The premise of competency-based evaluation is that a learner’s competency is not dependent on where or when it was obtained and there are no requirements for a formal classroom-training component. The only thing that matters, and should therefore be evaluated, is mastery of a specific learning objective. With this in mind, competency-based evaluation starts at the exact same place for a designer as building a course from scratch: determining and writing behavioral objectives.

For example, in the world of apprenticeship, a course might consist of training in how to complete a specific skill, such as laying brick to the line in a masonry apprenticeship. If students are in an apprenticeship course, they would be required to attend classroom lectures and demonstrations and then practice the skill set under supervision of an instructor. In the world of CBE, someone would only be required to pass a written test on the content and then perform the skill while being evaluated by one or more instructors. Instead of several days or weeks in the traditional classroom-based process, someone might be able to show mastery with CBE in several hours. Imagine the time savings over a four- or five-year apprenticeship for someone with experiential skills but no formal credential such as a journeyman standing.

This same approach works for any content area. First, determine the objectives, then provide a consistent evaluation process that ensures that mastery can be determined to the degree required and in the domain that is equivalent for determining traditional mastery. For example, if a learner is only required to complete a written evaluation at a specific degree or performance, then a CBE would probably require that a prospective learner complete the same written evaluation to the same degree of mastery.

In the case of a demonstrated skill like performing CPR, the CBE student would be required to perform CPR to the same standards expected of a course participant for credentialing while also passing the written portion of the credentialing process. The requirement is that CBE participants meet or exceed the original level of mastery in an objective domain consistent with the existing course.

How to Design CBE Evaluations

The process of designing CBE evaluations can be rather simple or as time-consuming as designing the basics of a course, including objectives and evaluation tasks. In an established course that already contains acceptable objectives and evaluation tasks, the existing evaluations will need to be migrated into a format that allows for the necessary mastery checks. In the case of a written exam, a proctored exam process will suffice. Simply implement the test and score the results.

In skill-based evaluations that require observation and scoring of a task or skill process, a designer will be required to develop a rubric that scores each objective. The scoring is best accomplished by the observations performed by two or more SMEs in the skill area. Each completes the rubric independently, and a score is determined by averaging the SMEs’ scores. In some situations, one SME entering a failing score for an individual stops the process and no average is necessary. Other options are to average in the failing score(s) and see if the final score passes the mastery threshold. Each SME is required to score and initial his rubric for recordkeeping purposes (Table 21-1).

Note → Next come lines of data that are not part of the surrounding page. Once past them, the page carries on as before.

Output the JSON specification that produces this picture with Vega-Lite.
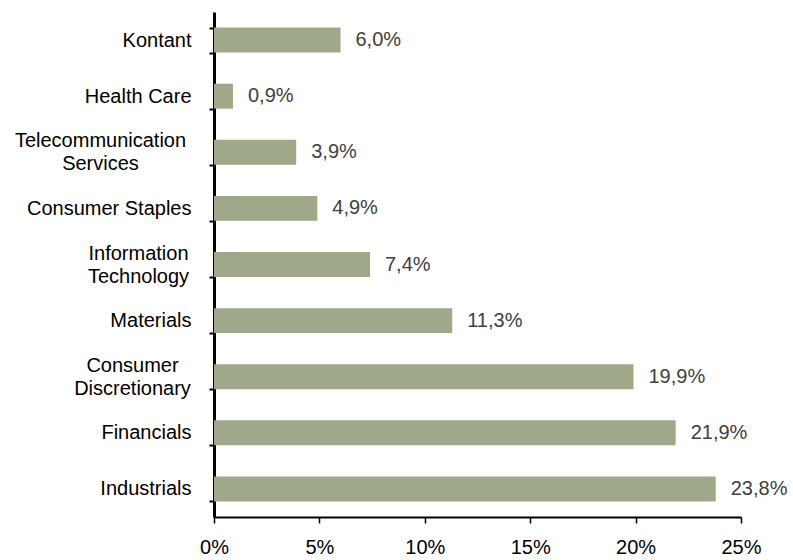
{
  "$schema": "https://vega.github.io/schema/vega-lite/v6.json",
  "autosize": {"type": "none"},
  "padding": {"left": 214, "top": 12, "right": 52, "bottom": 43},
  "width": 527,
  "height": 505,
  "background": "white",
  "config": {
    "view": {"stroke": null},
    "font": "Liberation Sans",
    "locale": {"number": {"decimal": ",", "thousands": ".", "grouping": [3], "currency": ["", " kr"]}}
  },
  "data": {
    "values": [
      {"sektor": "Kontant", "andel": 0.060},
      {"sektor": "Health Care", "andel": 0.009},
      {"sektor": "Telecommunication Services", "andel": 0.039},
      {"sektor": "Consumer Staples", "andel": 0.049},
      {"sektor": "Information Technology", "andel": 0.074},
      {"sektor": "Materials", "andel": 0.113},
      {"sektor": "Consumer Discretionary", "andel": 0.199},
      {"sektor": "Financials", "andel": 0.219},
      {"sektor": "Industrials", "andel": 0.238}
    ]
  },
  "encoding": {
    "y": {
      "field": "sektor",
      "type": "nominal",
      "sort": null,
      "scale": {"paddingInner": 0.555, "paddingOuter": 0.2775},
      "axis": {
        "title": null,
        "domainColor": "black",
        "domainWidth": 3,
        "tickBand": "extent",
        "tickColor": "black",
        "tickWidth": 2,
        "tickSize": 5,
        "labelPadding": 18,
        "labelFontSize": 20,
        "labelColor": "black",
        "labelLimit": 300,
        "labelLineHeight": 23,
        "labelExpr": "indexof(['Telecommunication Services','Information Technology','Consumer Discretionary'], datum.value) >= 0 ? split(datum.value, ' ') : datum.value",
        "labelAlign": {"condition": {"test": "indexof(['Telecommunication Services','Information Technology','Consumer Discretionary'], datum.value) >= 0", "value": "center"}, "value": "right"},
        "labelOffset": {"condition": {"test": "indexof(['Telecommunication Services','Information Technology','Consumer Discretionary'], datum.value) >= 0", "value": -11.5}, "value": 0},
        "encoding": {
          "labels": {
            "dx": {"value": {"expr": "datum.value == 'Telecommunication Services' ? -91 : datum.value == 'Information Technology' ? -53 : datum.value == 'Consumer Discretionary' ? -59 : 0"}}
          }
        }
      }
    },
    "x": {
      "field": "andel",
      "type": "quantitative",
      "scale": {"domain": [0, 0.25], "nice": false, "zero": true},
      "axis": {
        "title": null,
        "grid": false,
        "values": [0, 0.05, 0.1, 0.15, 0.2, 0.25],
        "format": ".0%",
        "domainColor": "black",
        "domainWidth": 2,
        "tickColor": "black",
        "tickWidth": 1.5,
        "tickSize": 6,
        "labelPadding": 14,
        "labelFontSize": 20,
        "labelColor": "black",
        "labelFlush": false
      }
    }
  },
  "layer": [
    {"mark": {"type": "bar", "color": "#9fa889"}},
    {
      "mark": {"type": "text", "align": "left", "baseline": "middle", "dx": 15, "fontSize": 20, "color": "#404040"},
      "encoding": {"text": {"field": "andel", "type": "quantitative", "format": ".1%"}}
    }
  ]
}
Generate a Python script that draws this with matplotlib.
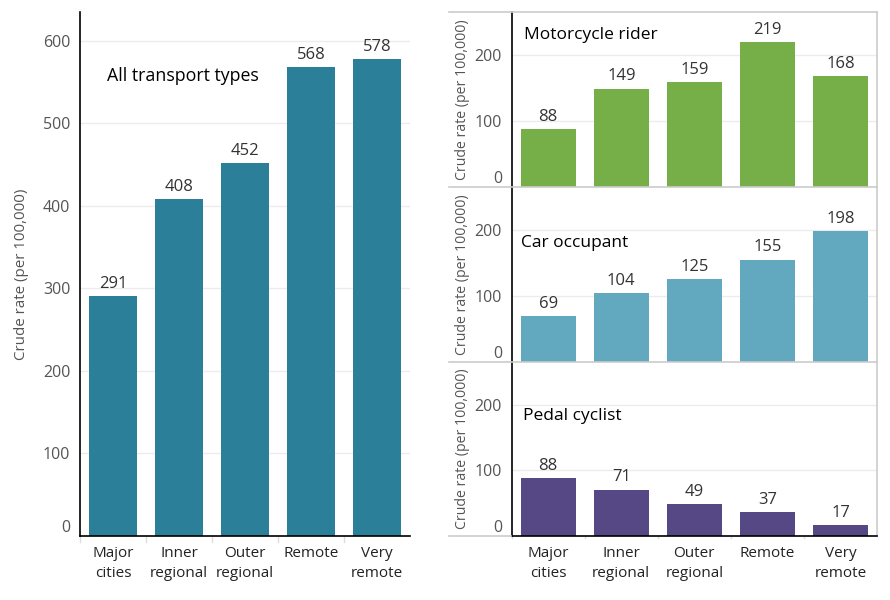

Table 21-1. Example of Recordkeeping Rubric

  Reviewer A Reviewer B
Skill 1    
Skill 2    
Skill 3    
Skill 4    
Skill 5    
Skill 6    

Scoring in rubrics can be pass-fail; a score of A, B, C, and so forth; or even a numeric score from 1 to 100 or 1 to 5, depending on the needs of each organization and course. The process may be designed so that an individual can retake a section of an evaluation again after a set period of time, such as a week, a month, or whatever seems appropriate. There are also programs that do not allow second chances on the CBE exam process in order to discourage repeat test takers who might get lucky and pass at some point.

Because many CBE programs are sponsored by an organization that also awards a credential, the standards and process of scoring each section of a CBE will be at the organization’s discretion and may ultimately be the result of a governing body’s preferences to ensure consistency and rigor. Each of these situations is unique; do not be surprised if this is more work than actually designing the process of CBE.

The role of most CBE programs is not to eliminate the requirement for any formal training; it is primarily to reduce the amount of time spent in a program for those with abundant life experience in a specific skill set. This rests on the premise that there is no justification for learners taking courses in content areas that they have already mastered. CBE can cover an entire program’s content, but it is usually only a percentage of the mastery required for credentialing, and other content would need to be taken and mastery proved in a more traditional course-based context. Of course, there will be exceptions to this for individuals with many years of undocumented mastery.

How to Weigh Financials

Using a CBE approach raises financial questions in many environments. Schools and training programs are expensive to initiate and maintain. This is especially true if there is licensure and detailed recordkeeping associated with an occupation. Without some additional forms of significant monetary investment by other associated groups or individuals, a program is going to have to find a way to supplement traditional tuition and fees to reach credentialing using CBE. This can come from various approaches to making CBE at least a break-even proposition.

One approach is to have a fee for each CBE mastery evaluation regardless of outcomes. Another is to charge administrative fees and application fees as well as a charge for actually implementing the evaluation. Other approaches include a blanket charge for the credential regardless of the combination of traditional coursework and CBE mastery events.

Think about how this might work; be sure to include the financial elements of this process and outcomes to avoid creating a bottomless financial burden when trying to streamline the process of credentialing a learner. With some time and effort, a model can be advanced that will work in making a program at least solvent, given the options for learners and the organization.

In Conclusion

In the new age of efficiency in apprenticeship programs and in training in general, the practice of creating competency-based evaluation programs has become the new design protocol in content areas that are predominantly skills based. The use of evaluation schemes that allow for the rapid review of mastery enables a greater number of qualified learners to participate in courses only in those areas in which they have not yet achieved mastery. This allows for potentially quicker migration from entry to exit in a program without logging all of the usual associated classroom and practice hours required for certification. For learners with a large degree of nondocumented skills experience, this is an opportunity to quickly reach certification while still maintaining the quality and skills mastery required by an organization or licensure process.

Discussion Questions

1.  You are asked by the owner of a large electrical contractor to find out if several of their nonlicensed electricians can test out of the examination for being licensed. Where do you start?

2.  Do you think it is fair that learners with more experience can essentially test through some or all of a credential by just being evaluated?

3.  Is there any downside to using CBE?